The Indian peacocks and peahens at the Arboretum are not domesticated, and have lived here ever since their ancestors were introduced from the Indian subcontinent in the 19th century. There are usually 15 birds on site, although the number fluctuates throughout the year because many also live in the neighbouring village of Nuneham Courtenay.

The blue-necked males display to the females between February and July, creating huge fans with their tail feathers. They often accompany this with strutting and shivering movements, and loud repetative calls that sounds a little like a cat's 'mee-ow'. The peacocks shed their impressive tail feathers every year in July, and regrow them over the autumn and winter months.

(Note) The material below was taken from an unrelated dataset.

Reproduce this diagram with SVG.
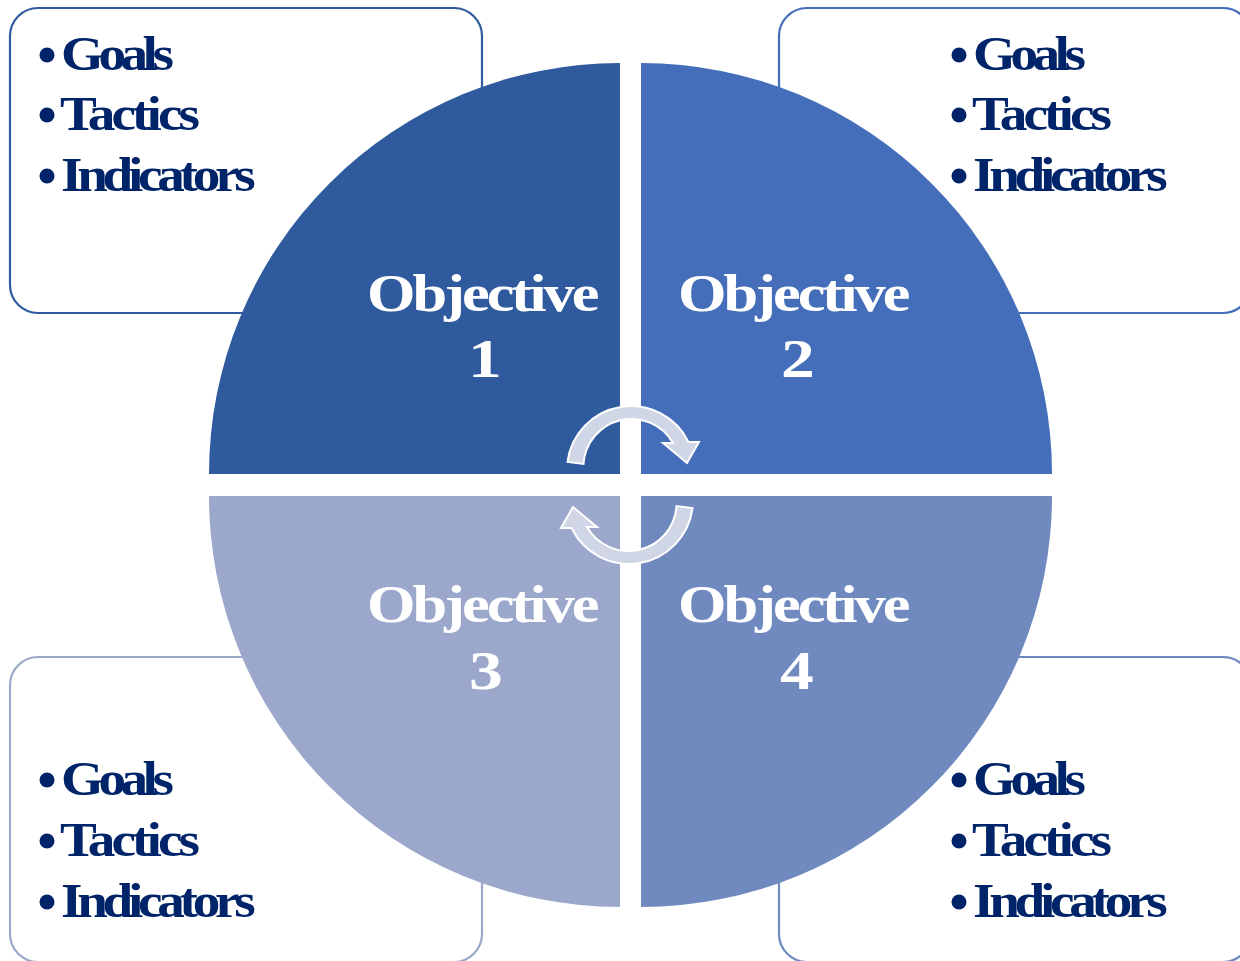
<svg xmlns="http://www.w3.org/2000/svg" width="1240" height="961" viewBox="0 0 1240 961">
  <style>
    .box { fill: #FFFFFF; stroke-width: 2.2; }
    .item { font-family: "Liberation Serif", "Times New Roman", serif; font-weight: bold; font-size: 48px; fill: #002469; }
    .g { letter-spacing: -4.8px; }
    .t { letter-spacing: -3.4px; }
    .i { letter-spacing: -4.6px; }
    .dot { fill: #002469; }
    .obj { font-family: "Liberation Serif", "Times New Roman", serif; font-weight: bold; font-size: 52px; fill: #FFFFFF; letter-spacing: -2.5px; }
    .num { font-family: "Liberation Serif", "Times New Roman", serif; font-weight: bold; font-size: 54px; fill: #FFFFFF; text-anchor: middle; }
    .arrow { fill: #D0D6E6; stroke: #FFFFFF; stroke-width: 2; stroke-linejoin: miter; }
  </style>
  <rect width="1240" height="961" fill="#FFFFFF"/>

  <!-- side boxes -->
  <g id="box1">
    <rect class="box" x="10" y="8" width="472" height="305" rx="28" stroke="#2F5A9E"/>
    <circle class="dot" cx="47" cy="55" r="7.5"/>
    <text class="item g" transform="translate(61,70) scale(1.15,1)">Goals</text>
    <circle class="dot" cx="47" cy="115" r="7.5"/>
    <text class="item t" transform="translate(60,130) scale(1.15,1)">Tactics</text>
    <circle class="dot" cx="47" cy="176" r="7.5"/>
    <text class="item i" transform="translate(61,191) scale(1.15,1)">Indicators</text>
  </g>
  <g id="box2">
    <rect class="box" x="779" y="8" width="472" height="305" rx="28" stroke="#446EBA"/>
    <circle class="dot" cx="959" cy="55" r="7.5"/>
    <text class="item g" transform="translate(973,70) scale(1.15,1)">Goals</text>
    <circle class="dot" cx="959" cy="115" r="7.5"/>
    <text class="item t" transform="translate(972,130) scale(1.15,1)">Tactics</text>
    <circle class="dot" cx="959" cy="176" r="7.5"/>
    <text class="item i" transform="translate(973,191) scale(1.15,1)">Indicators</text>
  </g>
  <g id="box3">
    <rect class="box" x="10" y="657" width="472" height="305" rx="28" stroke="#9BA8CB"/>
    <circle class="dot" cx="47" cy="780" r="7.5"/>
    <text class="item g" transform="translate(61,795) scale(1.15,1)">Goals</text>
    <circle class="dot" cx="47" cy="841" r="7.5"/>
    <text class="item t" transform="translate(60,856) scale(1.15,1)">Tactics</text>
    <circle class="dot" cx="47" cy="902" r="7.5"/>
    <text class="item i" transform="translate(61,917) scale(1.15,1)">Indicators</text>
  </g>
  <g id="box4">
    <rect class="box" x="779" y="657" width="472" height="305" rx="28" stroke="#708AC0"/>
    <circle class="dot" cx="959" cy="780" r="7.5"/>
    <text class="item g" transform="translate(973,795) scale(1.15,1)">Goals</text>
    <circle class="dot" cx="959" cy="841" r="7.5"/>
    <text class="item t" transform="translate(972,856) scale(1.15,1)">Tactics</text>
    <circle class="dot" cx="959" cy="902" r="7.5"/>
    <text class="item i" transform="translate(973,917) scale(1.15,1)">Indicators</text>
  </g>

  <!-- quadrants -->
  <g id="objective1">
    <path d="M620,474 L209,474 A411,411 0 0 1 620,63 Z" fill="#2F5A9E"/>
    <text class="obj" transform="translate(367,311) scale(1.2,1)">Objective</text>
    <text class="num" transform="translate(485,377) scale(1.25,1)">1</text>
  </g>
  <g id="objective2">
    <path d="M641,474 L641,63 A411,411 0 0 1 1052,474 Z" fill="#446EBA"/>
    <text class="obj" transform="translate(678,311) scale(1.2,1)">Objective</text>
    <text class="num" transform="translate(798,377) scale(1.25,1)">2</text>
  </g>
  <g id="objective3">
    <path d="M620,496 L620,907 A411,411 0 0 1 209,496 Z" fill="#9BA8CB"/>
    <text class="obj" transform="translate(367,622) scale(1.2,1)">Objective</text>
    <text class="num" transform="translate(486,689) scale(1.25,1)">3</text>
  </g>
  <g id="objective4">
    <path d="M641,496 L1052,496 A411,411 0 0 1 641,907 Z" fill="#708AC0"/>
    <text class="obj" transform="translate(678,622) scale(1.2,1)">Objective</text>
    <text class="num" transform="translate(797,689) scale(1.25,1)">4</text>
  </g>

  <!-- connectors: circular arrows -->
  <g id="connectors">
    <path id="arrowTop" class="arrow" d="M567.5,462 A64,64 0 0 1 688.5,442 L699,442 L687,463 L663,443 L673,443 A48,48 0 0 0 583.5,464 Z"/>
    <path id="arrowBottom" class="arrow" transform="rotate(180 630 485)" d="M567.5,462 A64,64 0 0 1 688.5,442 L699,442 L687,463 L663,443 L673,443 A48,48 0 0 0 583.5,464 Z"/>
  </g>
</svg>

The peahens have short tails and grey-brown plumage (except one peahen who has a genetic mutation called 'black shoulder' and has speckled-white feathers).

You may see our peacocks scratching and having dust baths, chasing each other, or hopping up to the tops of some of our trees. These are all normal behaviours and can be very entertaining. If you spot a peacock lying with his leg sticking out strangely, don't panic – this is how they prefer to sunbathe.

Our popular peafowl find everything they need to survive at the Arboretum, eating a varied diet of insects, berries and other plant material. They provide wonderful entertainment for our visitors with their dazzling appearance and strange habits. While you enjoy watching them, please be mindful not to:

•             Feed the peafowl, or encourage or allow them to take your food

•             Approach closely, chase or try to touch the peafowl – they may defend themselves if threatened

•             Allow children to get too close, and always supervise their interactions

Be also be aware of peafowl on the main drive and in the carpark when arriving and departing.